BUY NOW, BUT SOON TO PAY MORE…?
Published on Oct 27, 2021 by Jaime Lumsden and Michele Levine
The Reserve Bank of Australia (RBA) has determined that merchants should be able to pass on any surcharge charged by buy-now/pay-later (BNPL) providers just like any other payment method – this view was formed as part of its review of retail payments regulation and the RBA released its Conclusions Paper on 22 October 2021. But what will this mean for industry?
The RBA considered whether it would be in the public interest for BNPL providers to remove their no-surcharge rules. Many BNPL providers have agreements with merchants that prevent merchants from passing on any surcharge from BNPL transactions – this is generally done as a precaution to avoid the possibility for BNPL providers to need an Australian credit licence. Instead, merchants must absorb the cost of using a BNPL provider, which are usually between 2% to 6%. This is more expensive than debit and credit card surcharges, which merchants can pass on to customers.
The majority of stakeholder feedback provided to the RBA (including from merchants, consumer groups, banks and card schemes) was in favour of immediate policy intervention to remove BNPL no-surcharge rules. This is not surprising, as most of these groups have been negatively impacted by BNPL, given BNPL has disrupted traditional payment methods and merchants are paying for the consumer’s convenience of using BNPL. This disruption has seen a reduction in credit card usage as BNPL usage increases.
On the other hand, BNPL providers argued that the merchant fee is not a traditional surcharge but represents lead generation costs (i.e. marketing, advertising and referral costs) as well as fraud prevention costs.
The RBA’s long held position is that regulation should be neutral and applied consistently across all payment methods. This promotes competition and transparency in the payments system, which puts downward pressure on payment costs for businesses.
Following consultation and assessment, the RBA’s view is that the costs of BNPL no-surcharge rules from an efficiency and competition point of view outweigh any potential benefits in terms of supporting new market players. The RBA concluded that merchants should be able to recover an amount up to the total cost of accepting payments from BNPL providers.
We suspect that from here Treasury will consult on any proposed changes and industry will have another opportunity to raise concerns.
This is critical as the RBA’s regulation of payments is only one piece of the regulatory puzzle for BNPL. Regard will need to be had as to what it will mean from a consumer credit and competition approach if merchants can pass on the full amount of BNPL surcharge.
Most BNPL providers structure their product as exempt credit and do not need to hold an Australian credit licence. To do so, they either need to:
- charge no fees, other than late fees;
- rely on the short-term credit exemption, which has fee and interest caps; or
- rely on the continuous credit exemption, which has a fixed fee cap that must not vary based on the amount of the credit.
If merchants pass on the full surcharge charged by BNPL providers, many providers may need to restructure their offering or obtain an Australian credit licence.
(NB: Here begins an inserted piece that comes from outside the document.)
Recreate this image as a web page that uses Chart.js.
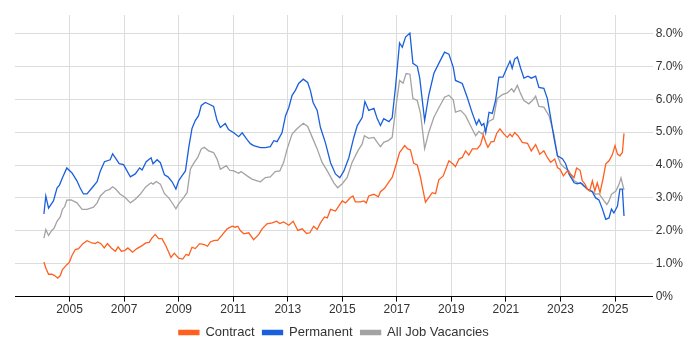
<!DOCTYPE html>
<html>
<head>
<meta charset="utf-8">
<script src="https://cdn.jsdelivr.net/npm/chart.js@4.4.1/dist/chart.umd.min.js"></script>
<style>
  html, body { margin: 0; padding: 0; background: #fff; }
  #wrap { width: 700px; height: 350px; }
</style>
</head>
<body>
<div id="wrap"><canvas id="chart"></canvas></div>
<script>
// ---------- DATA ([year, percent]) ----------
const contract = [
  [2004.06,1.05],[2004.13,0.87],[2004.23,0.68],[2004.35,0.68],[2004.45,0.64],[2004.57,0.56],[2004.66,0.64],
  [2004.74,0.82],[2004.90,0.97],[2004.99,1.04],[2005.09,1.25],[2005.21,1.43],[2005.33,1.46],[2005.49,1.61],
  [2005.64,1.70],[2005.82,1.63],[2005.94,1.61],[2006.04,1.66],[2006.16,1.60],[2006.27,1.48],[2006.39,1.61],
  [2006.53,1.48],[2006.68,1.38],[2006.78,1.51],[2006.90,1.38],[2007.02,1.40],[2007.14,1.48],[2007.31,1.35],
  [2007.47,1.46],[2007.66,1.55],[2007.80,1.63],[2007.92,1.65],[2008.02,1.78],[2008.14,1.89],[2008.27,1.76],
  [2008.39,1.76],[2008.54,1.53],[2008.72,1.19],[2008.84,1.32],[2009.00,1.17],[2009.15,1.14],[2009.27,1.28],
  [2009.37,1.25],[2009.49,1.50],[2009.61,1.46],[2009.77,1.61],[2009.94,1.58],[2010.06,1.53],[2010.16,1.66],
  [2010.31,1.71],[2010.43,1.71],[2010.59,1.87],[2010.78,2.06],[2010.96,2.14],[2011.08,2.11],[2011.17,2.14],
  [2011.26,2.01],[2011.39,1.91],[2011.57,1.94],[2011.75,1.73],[2011.94,1.89],[2012.06,2.06],[2012.24,2.21],
  [2012.43,2.24],[2012.59,2.29],[2012.71,2.22],[2012.85,2.27],[2013.04,2.17],[2013.20,2.29],[2013.37,2.01],
  [2013.53,2.06],[2013.69,1.92],[2013.81,1.94],[2013.95,2.14],[2014.08,2.04],[2014.20,2.24],[2014.35,2.42],
  [2014.45,2.39],[2014.57,2.65],[2014.75,2.60],[2014.87,2.75],[2015.00,2.91],[2015.12,2.85],[2015.30,3.01],
  [2015.39,3.06],[2015.48,2.88],[2015.67,2.88],[2015.79,2.91],[2015.88,2.85],[2015.97,3.06],[2016.16,3.11],
  [2016.32,3.03],[2016.40,3.19],[2016.55,3.29],[2016.71,3.49],[2016.83,3.62],[2016.98,4.03],[2017.10,4.38],
  [2017.20,4.49],[2017.29,4.59],[2017.40,4.49],[2017.50,4.46],[2017.62,4.05],[2017.75,4.00],[2017.87,3.62],
  [2017.93,3.36],[2018.05,2.87],[2018.17,3.01],[2018.30,3.16],[2018.42,3.13],[2018.54,3.55],[2018.70,3.67],
  [2018.91,4.13],[2019.06,4.03],[2019.15,3.95],[2019.28,4.18],[2019.40,4.23],[2019.52,4.43],[2019.64,4.30],
  [2019.77,4.49],[2019.95,4.49],[2020.07,4.62],[2020.17,4.92],[2020.26,4.69],[2020.34,4.54],[2020.46,4.71],
  [2020.56,4.71],[2020.66,4.96],[2020.78,5.10],[2020.93,4.94],[2021.05,4.84],[2021.15,4.94],[2021.23,4.86],
  [2021.32,4.99],[2021.44,4.89],[2021.60,4.69],[2021.79,4.66],[2021.93,4.43],[2022.09,4.62],[2022.24,4.33],
  [2022.39,4.43],[2022.52,4.23],[2022.64,4.08],[2022.79,4.18],[2022.89,3.92],[2022.98,3.87],[2023.11,3.67],
  [2023.25,3.82],[2023.37,3.72],[2023.50,3.62],[2023.59,3.91],[2023.72,3.84],[2023.80,3.52],[2023.90,3.42],
  [2023.99,3.26],[2024.07,3.21],[2024.17,3.52],[2024.26,3.21],[2024.35,3.46],[2024.45,3.16],[2024.57,3.62],
  [2024.66,4.03],[2024.78,4.13],[2024.90,4.31],[2025.00,4.59],[2025.09,4.33],[2025.18,4.28],[2025.27,4.38],
  [2025.33,4.96]
];

const permanent = [
  [2004.06,2.51],[2004.13,3.06],[2004.23,2.69],[2004.41,2.91],[2004.54,3.30],[2004.63,3.39],[2004.74,3.61],
  [2004.90,3.91],[2005.09,3.76],[2005.27,3.52],[2005.39,3.30],[2005.51,3.12],[2005.64,3.12],[2005.82,3.30],
  [2006.01,3.49],[2006.13,3.82],[2006.28,4.10],[2006.49,4.16],[2006.58,4.34],[2006.68,4.22],[2006.82,4.04],
  [2006.98,4.01],[2007.23,3.64],[2007.41,3.73],[2007.57,3.91],[2007.66,3.85],[2007.81,4.10],[2007.99,4.22],
  [2008.06,4.04],[2008.21,4.16],[2008.33,4.07],[2008.48,3.70],[2008.61,3.64],[2008.76,3.49],[2008.90,3.27],
  [2009.00,3.52],[2009.12,3.67],[2009.25,3.82],[2009.37,4.53],[2009.49,5.11],[2009.61,5.35],[2009.73,5.50],
  [2009.83,5.81],[2009.98,5.90],[2010.14,5.84],[2010.28,5.78],[2010.41,5.35],[2010.53,5.14],[2010.71,5.26],
  [2010.83,5.08],[2011.02,4.98],[2011.20,4.86],[2011.33,4.98],[2011.51,4.77],[2011.63,4.65],[2011.75,4.59],
  [2012.00,4.53],[2012.18,4.53],[2012.36,4.56],[2012.49,4.74],[2012.61,4.71],[2012.79,4.98],[2012.92,5.50],
  [2013.04,5.75],[2013.16,6.12],[2013.28,6.27],[2013.40,6.48],[2013.57,6.61],[2013.73,6.51],[2013.83,6.27],
  [2013.93,5.90],[2014.08,5.66],[2014.20,5.14],[2014.38,4.68],[2014.57,4.07],[2014.75,3.73],[2014.91,3.61],
  [2015.06,3.82],[2015.24,4.22],[2015.42,4.83],[2015.55,5.20],[2015.73,5.44],[2015.83,5.93],[2015.97,5.66],
  [2016.16,5.72],[2016.28,5.41],[2016.40,5.20],[2016.52,5.41],[2016.71,5.32],[2016.83,5.44],[2016.95,6.36],
  [2017.10,7.71],[2017.20,7.58],[2017.32,7.89],[2017.48,8.01],[2017.59,7.09],[2017.75,7.00],[2017.84,6.64],
  [2018.02,5.35],[2018.17,6.12],[2018.36,6.79],[2018.54,7.09],[2018.75,7.43],[2018.91,7.37],[2019.07,6.97],
  [2019.15,6.57],[2019.40,6.48],[2019.58,6.06],[2019.77,5.57],[2019.92,5.23],[2020.01,5.38],[2020.11,5.20],
  [2020.19,5.26],[2020.26,4.98],[2020.38,5.60],[2020.50,5.57],[2020.62,5.96],[2020.74,6.67],[2020.89,6.67],
  [2021.03,6.94],[2021.15,7.16],[2021.23,6.94],[2021.32,7.22],[2021.42,7.28],[2021.54,6.94],[2021.66,6.64],
  [2021.81,6.70],[2021.93,6.64],[2022.09,6.70],[2022.21,6.36],[2022.39,6.33],[2022.52,6.02],[2022.64,5.44],
  [2022.76,4.83],[2022.89,4.28],[2023.07,4.19],[2023.19,4.04],[2023.31,3.73],[2023.50,3.46],[2023.62,3.43],
  [2023.74,3.46],[2023.86,3.36],[2023.99,3.27],[2024.17,3.18],[2024.29,3.00],[2024.41,2.94],[2024.54,2.66],
  [2024.66,2.35],[2024.78,2.39],[2024.87,2.66],[2024.96,2.54],[2025.09,2.75],[2025.18,3.27],[2025.27,3.27],
  [2025.33,2.45]
];

const allJobs = [
  [2004.06,1.78],[2004.13,2.04],[2004.23,1.86],[2004.35,2.01],[2004.44,2.09],[2004.54,2.29],[2004.66,2.42],
  [2004.74,2.65],[2004.82,2.73],[2004.90,2.93],[2005.06,2.94],[2005.27,2.85],[2005.46,2.65],[2005.64,2.65],
  [2005.88,2.72],[2006.01,2.85],[2006.13,3.06],[2006.31,3.21],[2006.47,3.26],[2006.58,3.34],[2006.68,3.28],
  [2006.86,3.11],[2007.04,3.01],[2007.23,2.85],[2007.41,2.96],[2007.59,3.11],[2007.80,3.34],[2007.99,3.46],
  [2008.06,3.42],[2008.18,3.50],[2008.33,3.42],[2008.48,3.13],[2008.63,3.01],[2008.78,2.83],[2008.90,2.67],
  [2009.00,2.82],[2009.18,3.01],[2009.31,3.16],[2009.43,3.87],[2009.55,4.05],[2009.70,4.23],[2009.83,4.49],
  [2009.94,4.54],[2010.10,4.43],[2010.28,4.38],[2010.41,4.18],[2010.53,3.87],[2010.75,3.98],[2010.87,3.84],
  [2011.02,3.82],[2011.20,3.75],[2011.29,3.80],[2011.51,3.67],[2011.69,3.57],[2011.88,3.52],[2012.00,3.49],
  [2012.18,3.62],[2012.36,3.64],[2012.54,3.80],[2012.71,3.82],[2012.85,4.08],[2012.98,4.49],[2013.16,4.94],
  [2013.34,5.10],[2013.57,5.27],[2013.73,5.17],[2013.90,4.84],[2014.08,4.49],[2014.26,4.08],[2014.45,3.82],
  [2014.69,3.46],[2014.83,3.31],[2015.00,3.43],[2015.18,3.62],[2015.36,4.08],[2015.57,4.43],[2015.73,4.64],
  [2015.81,4.89],[2015.97,4.81],[2016.16,4.84],[2016.28,4.69],[2016.40,4.56],[2016.52,4.69],[2016.68,4.74],
  [2016.83,4.84],[2016.95,5.66],[2017.10,6.57],[2017.23,6.49],[2017.34,6.78],[2017.48,6.76],[2017.59,6.02],
  [2017.75,5.96],[2017.87,5.56],[2018.02,4.50],[2018.17,4.99],[2018.36,5.45],[2018.54,5.74],[2018.75,6.06],
  [2018.91,6.12],[2019.07,5.98],[2019.15,5.61],[2019.34,5.66],[2019.52,5.50],[2019.70,5.20],[2019.89,4.89],
  [2020.01,5.02],[2020.13,4.94],[2020.26,5.10],[2020.38,5.33],[2020.54,5.40],[2020.68,6.02],[2020.87,6.14],
  [2021.05,6.19],[2021.21,6.32],[2021.29,6.22],[2021.42,6.42],[2021.54,6.17],[2021.66,5.96],[2021.84,5.86],
  [2021.97,5.96],[2022.09,6.09],[2022.21,5.78],[2022.39,5.76],[2022.58,5.50],[2022.76,4.94],[2022.89,4.28],
  [2023.01,4.03],[2023.15,3.92],[2023.31,3.82],[2023.50,3.52],[2023.64,3.46],[2023.80,3.43],[2023.99,3.26],
  [2024.17,3.21],[2024.29,3.11],[2024.41,3.13],[2024.60,2.91],[2024.70,2.80],[2024.78,2.91],[2024.87,3.11],
  [2025.03,3.21],[2025.15,3.42],[2025.22,3.61],[2025.33,3.24]
];

const seriesNames = ["Contract", "Permanent", "All Job Vacancies"];
const yearTicks = [2005, 2007, 2009, 2011, 2013, 2015, 2017, 2019, 2021, 2023, 2025];
const percentTicks = [0, 1, 2, 3, 4, 5, 6, 7, 8];

// ---------- HELPERS ----------
function toPoints(rows) {
    return rows.map(r => ({ x: r[0], y: r[1] }));
}

function makeSet(label, rows, color) {
    return {
        label: label,
        data: toPoints(rows),
        borderColor: color,
        backgroundColor: color,
        borderWidth: 1.3,
        pointRadius: 0,
        tension: 0
    };
}

const font = { family: "Arial, 'Liberation Sans', sans-serif", size: 12 };

// centre the legend under the plot area instead of the whole canvas
const legendUnderPlot = {
    id: "legendUnderPlot",
    afterLayout(chart) {
        const lg = chart.legend;
        if (!lg) return;
        lg.left = chart.chartArea.left;
        lg.right = chart.chartArea.right;
    }
};

// ---------- CHART ----------
new Chart(document.getElementById("chart").getContext("2d"), {
    type: "line",
    data: {
        datasets: [
            makeSet(seriesNames[0], contract, "#ff5f1f"),
            makeSet(seriesNames[1], permanent, "#1a5fdc"),
            makeSet(seriesNames[2], allJobs, "#a3a3a3")
        ]
    },
    plugins: [legendUnderPlot],
    options: {
        responsive: true,
        maintainAspectRatio: false,
        animation: false,
        layout: { padding: { left: 15, top: 15, right: 14, bottom: 1 } },
        plugins: {
            tooltip: { enabled: false },
            legend: {
                position: "bottom",
                labels: {
                    boxWidth: 20,
                    boxHeight: 4,
                    padding: 8,
                    color: "#333",
                    font: { family: font.family, size: 13 }
                }
            }
        },
        scales: {
            x: {
                type: "linear",
                min: 2003.0,
                max: 2026.38,
                afterBuildTicks: axis => { axis.ticks = yearTicks.map(v => ({ value: v })); },
                ticks: {
                    color: "#333",
                    font: font,
                    padding: 1,
                    maxRotation: 0,
                    callback: v => String(v)
                },
                grid: { color: "#dcdcdc", tickColor: "#000", tickLength: 5 },
                border: { color: "#000", width: 1 }
            },
            y: {
                position: "right",
                min: 0,
                max: 8.56,
                afterBuildTicks: axis => { axis.ticks = percentTicks.map(v => ({ value: v })); },
                ticks: {
                    color: "#333",
                    font: font,
                    padding: 3,
                    callback: v => v === 0 ? "0%" : v.toFixed(1) + "%"
                },
                grid: { color: "#dcdcdc", drawTicks: false },
                border: { display: false }
            }
        }
    }
});
</script>
</body>
</html>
This is contrary to ASIC’s position that BNPL need not be regulated as consumer credit and that product intervention order powers and design and distribution obligations are sufficient consumer protections.
The BNPL surcharge decision may raise competition issues for the ACCC, especially in light of certain banks, scheme providers and payment providers who are offering BNPL solutions for zero cost. This means incumbents will have an advantage over newer BNPL providers in that they are already licensed (should they require one) and they can offer their product for no cost. This could reduce competition, particularly given customers may not be willing to pay for the convenience of BNPL. It may also raise debt risk issues for customers if they look to use credit cards or personal loans in place of BNPL. The cost of these types of credit may be higher or they may be more prone to trapping consumers in a debt spiral. On the other hand, some of ASIC’s data suggests heavy users of BNPL may already be prone to experiencing detriment from existing credit products, and a fall in prevalence of BNPL may have a net positive consumer benefit.
For this reason, it is important that BNPL providers are regulated holistically and not separately by the regulators. The RBA recognised this itself in its report, but arguably the RBA’s decision to enable merchants to pass on surcharges to customers creates a ripple effect for credit regulation and competition.
While regulatory change may take some time, BNPL providers will need to consider their BNPL terms and think through whether they want to continue to rely on an exemption or pre-emptively obtain an Australian credit licence.